Organ-specific bioconcentration factors must used with caution and take into consideration the contribution of the respective organs to the total body burden, the function of the organ and existing data on extrapolation factors to whole-body concentrations. The latter depend on the class of substances as well as species and organ-specific characteristics.
The task force has reviewed the state of the science in terrestrial bioaccumulation assessment following the results of an ILSI/HESI workshop on this subject. It is noted that the data available to date do not allow the setting of definitive criteria for terrestrial bioaccumulation. Additional research in this area is needed before any specific guidance can be developed.
The use of biomonitoring and environmental monitoring data for the bioacccumulation assessment is usually limited in the view of the task force. The detection of a substance in an organism is not per se an indication of a bioaccumulation potential. It is of paramount importance to correlate the levels of a substance in an organism with those in the surrounding environment and all potential sources of exposure before drawing any conclusions on a possible bioaccumulation. Results of biomonitoring and environmental monitoring studies could be used to consider the feasibility of a well-designed field study in the respective compartments of concern to determine a trophic magnification factor.

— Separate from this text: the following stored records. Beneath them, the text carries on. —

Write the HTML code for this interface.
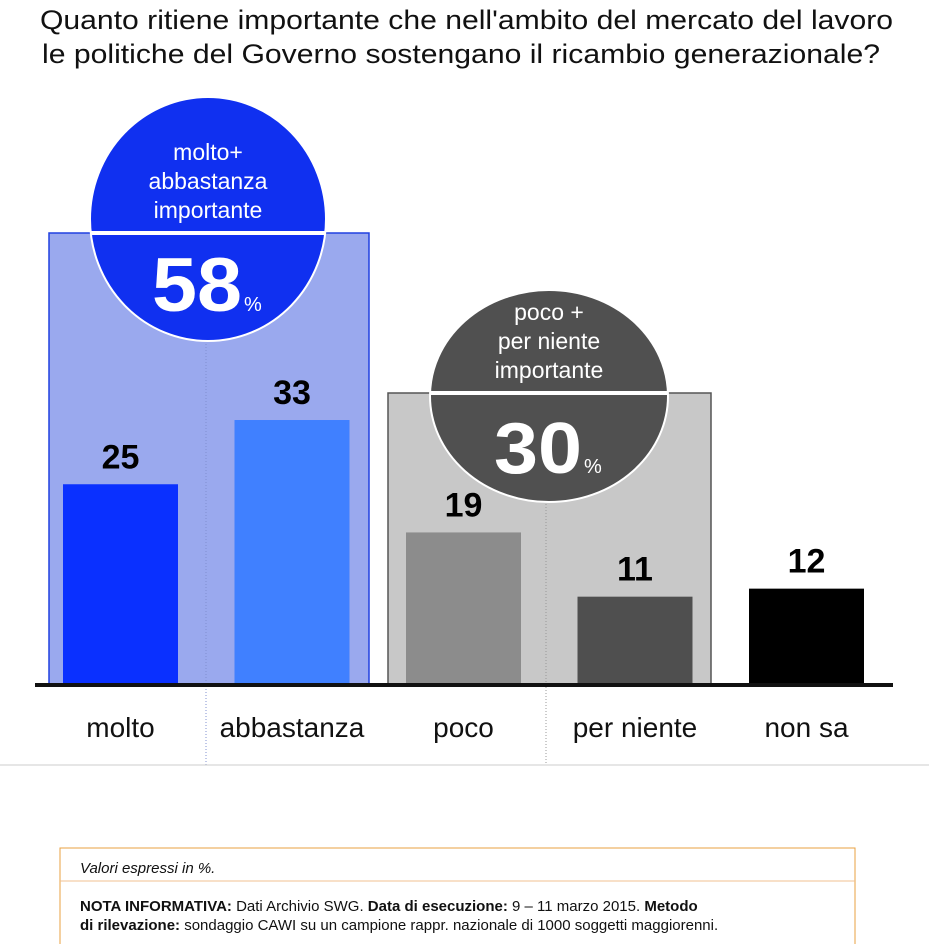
<!DOCTYPE html>
<html><head><meta charset="utf-8"><style>
body{margin:0;background:#fff;width:929px;height:944px;overflow:hidden;font-family:"Liberation Sans",sans-serif}
svg text{font-family:"Liberation Sans",sans-serif}
</style></head><body>
<svg width="929" height="944">
<text x="40" y="29" font-size="27" fill="#111" textLength="853" lengthAdjust="spacingAndGlyphs">Quanto ritiene importante che nell'ambito del mercato del lavoro</text>
<text x="42" y="63" font-size="27" fill="#111" textLength="838" lengthAdjust="spacingAndGlyphs">le politiche del Governo sostengano il ricambio generazionale?</text>
<rect x="49" y="233" width="320" height="452" fill="#9aa9ee" stroke="#2040e0" stroke-width="1.5"/>
<rect x="388" y="393" width="323" height="292" fill="#c8c8c8" stroke="#555" stroke-width="1.5"/>
<line x1="206" y1="233" x2="206" y2="765" stroke="#8090d0" stroke-dasharray="1,2"/>
<line x1="546" y1="393" x2="546" y2="765" stroke="#999" stroke-dasharray="1,2"/>
<line x1="0" y1="765" x2="929" y2="765" stroke="#ccc"/>
<g id="bars"></g>
<line x1="35" y1="685" x2="893" y2="685" stroke="#111" stroke-width="4"/>
<g>
<ellipse cx="208" cy="219" rx="118" ry="122" fill="#1030f0" stroke="#fff" stroke-width="2"/>
<line x1="90" y1="233" x2="326" y2="233" stroke="#fff" stroke-width="4"/>
<text x="208" y="160" text-anchor="middle" font-size="23" fill="#fff">molto+</text>
<text x="208" y="189" text-anchor="middle" font-size="23" fill="#fff">abbastanza</text>
<text x="208" y="218" text-anchor="middle" font-size="23" fill="#fff">importante</text>
<text x="152" y="311" font-size="76" font-weight="bold" fill="#fff" textLength="90" lengthAdjust="spacingAndGlyphs">58</text>
<text x="244" y="311" font-size="20" fill="#fff">%</text>
</g>
<g>
<ellipse cx="549" cy="396" rx="119" ry="106" fill="#505050" stroke="#fff" stroke-width="2"/>
<line x1="430" y1="393" x2="668" y2="393" stroke="#fff" stroke-width="4"/>
<text x="549" y="320" text-anchor="middle" font-size="23" fill="#fff">poco +</text>
<text x="549" y="349" text-anchor="middle" font-size="23" fill="#fff">per niente</text>
<text x="549" y="378" text-anchor="middle" font-size="23" fill="#fff">importante</text>
<text x="494" y="473" font-size="72" font-weight="bold" fill="#fff" textLength="88" lengthAdjust="spacingAndGlyphs">30</text>
<text x="584" y="473" font-size="20" fill="#fff">%</text>
</g>
<g id="labels"></g>
<rect x="60" y="848" width="795" height="110" fill="#fff" stroke="#e8a040"/>
<line x1="60" y1="881" x2="855" y2="881" stroke="#f0c090"/>
<text x="80" y="873" font-size="15" font-style="italic" fill="#111">Valori espressi in %.</text>
<text x="80" y="911" font-size="15" fill="#111"><tspan font-weight="bold">NOTA INFORMATIVA:</tspan> Dati Archivio SWG. <tspan font-weight="bold">Data di esecuzione:</tspan> 9 – 11 marzo 2015. <tspan font-weight="bold">Metodo</tspan></text>
<text x="80" y="930" font-size="15" fill="#111"><tspan font-weight="bold">di rilevazione:</tspan> sondaggio CAWI su un campione rappr. nazionale di 1000 soggetti maggiorenni.</text>
</svg>
<script>
const categories=["molto","abbastanza","poco","per niente","non sa"];
const values=[25,33,19,11,12];
const colors=["#0a30ff","#4080ff","#8c8c8c","#4f4f4f","#000000"];
const base=685, scale=8.03, x0=63, step=171.5, bw=115;
function xPos(i){return x0+i*step;}
function yPos(v){return base-v*scale;}
const ns="http://www.w3.org/2000/svg";
const g=document.getElementById("bars"), lg=document.getElementById("labels");
categories.forEach((c,i)=>{
 const r=document.createElementNS(ns,"rect");
 r.setAttribute("x",xPos(i));r.setAttribute("y",yPos(values[i]));
 r.setAttribute("width",bw);r.setAttribute("height",base-yPos(values[i]));
 r.setAttribute("fill",colors[i]);
 
 
 g.appendChild(r);
 const t=document.createElementNS(ns,"text");
 t.setAttribute("x",xPos(i)+bw/2);t.setAttribute("y",yPos(values[i])-16);
 t.setAttribute("text-anchor","middle");t.setAttribute("font-size","34");t.setAttribute("font-weight","bold");
 t.textContent=values[i];
 
 
 lg.appendChild(t);
 const l=document.createElementNS(ns,"text");
 l.setAttribute("x",xPos(i)+bw/2);l.setAttribute("y",737);
 l.setAttribute("text-anchor","middle");l.setAttribute("font-size","28");l.setAttribute("fill","#111");
 l.textContent=c;
 
 
 lg.appendChild(l);
});
</script>
</body></html>
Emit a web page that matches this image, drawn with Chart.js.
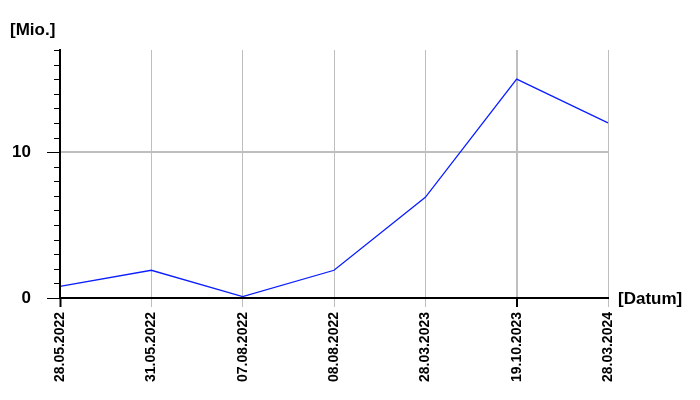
<!DOCTYPE html>
<html>
<head>
<meta charset="utf-8">
<script src="https://cdn.jsdelivr.net/npm/chart.js@4"></script>
<style>
html,body{margin:0;padding:0;background:#fff;}
#wrap{width:700px;height:400px;position:relative;}
</style>
</head>
<body>
<div id="wrap"><canvas id="c" width="700" height="400"></canvas></div>
<script>
const categories = ["28.05.2022","31.05.2022","07.08.2022","08.08.2022","28.03.2023","19.10.2023","28.03.2024"];
const values = [0.8, 1.9, 0.1, 1.9, 6.9, 15.0, 12.0];
const yLabeled = [0, 10];
const yUnit = "[Mio.]";
const xUnit = "[Datum]";

const FONT = "'Liberation Sans', Arial, sans-serif";

const extras = {
  id: 'extras',
  afterDraw(chart) {
    const ctx = chart.ctx;
    const y = chart.scales.y;
    const x0 = chart.chartArea.left;
    ctx.save();
    ctx.strokeStyle = '#000';
    ctx.lineWidth = 1;
    for (let v = y.min; v <= y.max; v++) {
      const py = Math.round(y.getPixelForValue(v)) + 0.5;
      const len = yLabeled.includes(v) ? 13 : 6;
      ctx.beginPath();
      ctx.moveTo(x0 - len, py);
      ctx.lineTo(x0, py);
      ctx.stroke();
    }
    ctx.fillStyle = '#000';
    ctx.font = 'bold 17px ' + FONT;
    ctx.textBaseline = 'middle';
    ctx.textAlign = 'left';
    ctx.fillText(yUnit, 10, 30);
    ctx.fillText(xUnit, chart.chartArea.right + 10, y.getPixelForValue(0) + 1);
    ctx.restore();
  }
};

new Chart(document.getElementById('c'), {
  type: 'line',
  data: {
    labels: categories,
    datasets: [{
      data: values,
      borderColor: 'rgb(10,30,255)',
      borderWidth: 1.3,
      pointRadius: 0,
      tension: 0,
      fill: false
    }]
  },
  options: {
    responsive: false,
    animation: false,
    layout: { padding: { left: 0, right: 92, top: 50, bottom: 0 } },
    plugins: { legend: { display: false }, tooltip: { enabled: false } },
    scales: {
      x: {
        type: 'category',
        offset: false,
        afterFit(s) { s.height = 102; },
        border: { display: true, color: '#000', width: 2, z: 1 },
        grid: {
          color: 'rgb(190,190,190)',
          lineWidth: (c) => c.index === 5 ? 2 : 1,
          tickColor: (c) => (c.index === 0 || c.index === 5) ? '#000' : 'rgb(190,190,190)',
          tickWidth: (c) => (c.index === 0 || c.index === 5) ? 2 : 1,
          tickLength: 9
        },
        ticks: {
          color: '#000',
          font: { family: FONT, size: 14, weight: 'bold' },
          minRotation: 90,
          maxRotation: 90,
          autoSkip: false,
          padding: 5
        }
      },
      y: {
        min: 0,
        max: 17,
        afterFit(s) { s.width = 60; },
        border: { display: true, color: '#000', width: 2, z: 1 },
        grid: {
          color: (c) => c.tick && c.tick.value === 10 ? 'rgb(190,190,190)' : 'rgba(0,0,0,0)',
          lineWidth: 2,
          tickColor: 'rgba(0,0,0,0)',
          tickLength: 13
        },
        ticks: {
          stepSize: 1,
          color: '#000',
          font: { family: FONT, size: 17, weight: 'bold' },
          padding: 16,
          callback: (v) => yLabeled.includes(v) ? String(v) : ''
        }
      }
    }
  },
  plugins: [extras]
});
</script>
</body>
</html>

Results of mammalian repeated dose and toxicokinetic studies can contribute on a case-by-case basis to the assessment of the bioaccumulation potential. The task force has discussed some of the factors that can be considered for the assessment. Classical mammalian toxicokinetic studies give valuable information on the absorption, distribution, metabolism and elimination of a substance in particular for the assessment of bioaccumulation in terrestrial food chains. Some models have been described in the literature that associate toxicokinetic parameters, like elimination half-life, with the bioaccumulation behaviour of a substance. All models are dependent on relevant input parameters, that could be obtained from toxicokinetic studies, and have certain limitations and applicability domains. However, there remains a need for further research in this area.
Finally, a short list of research recommendations is given at the end of the report.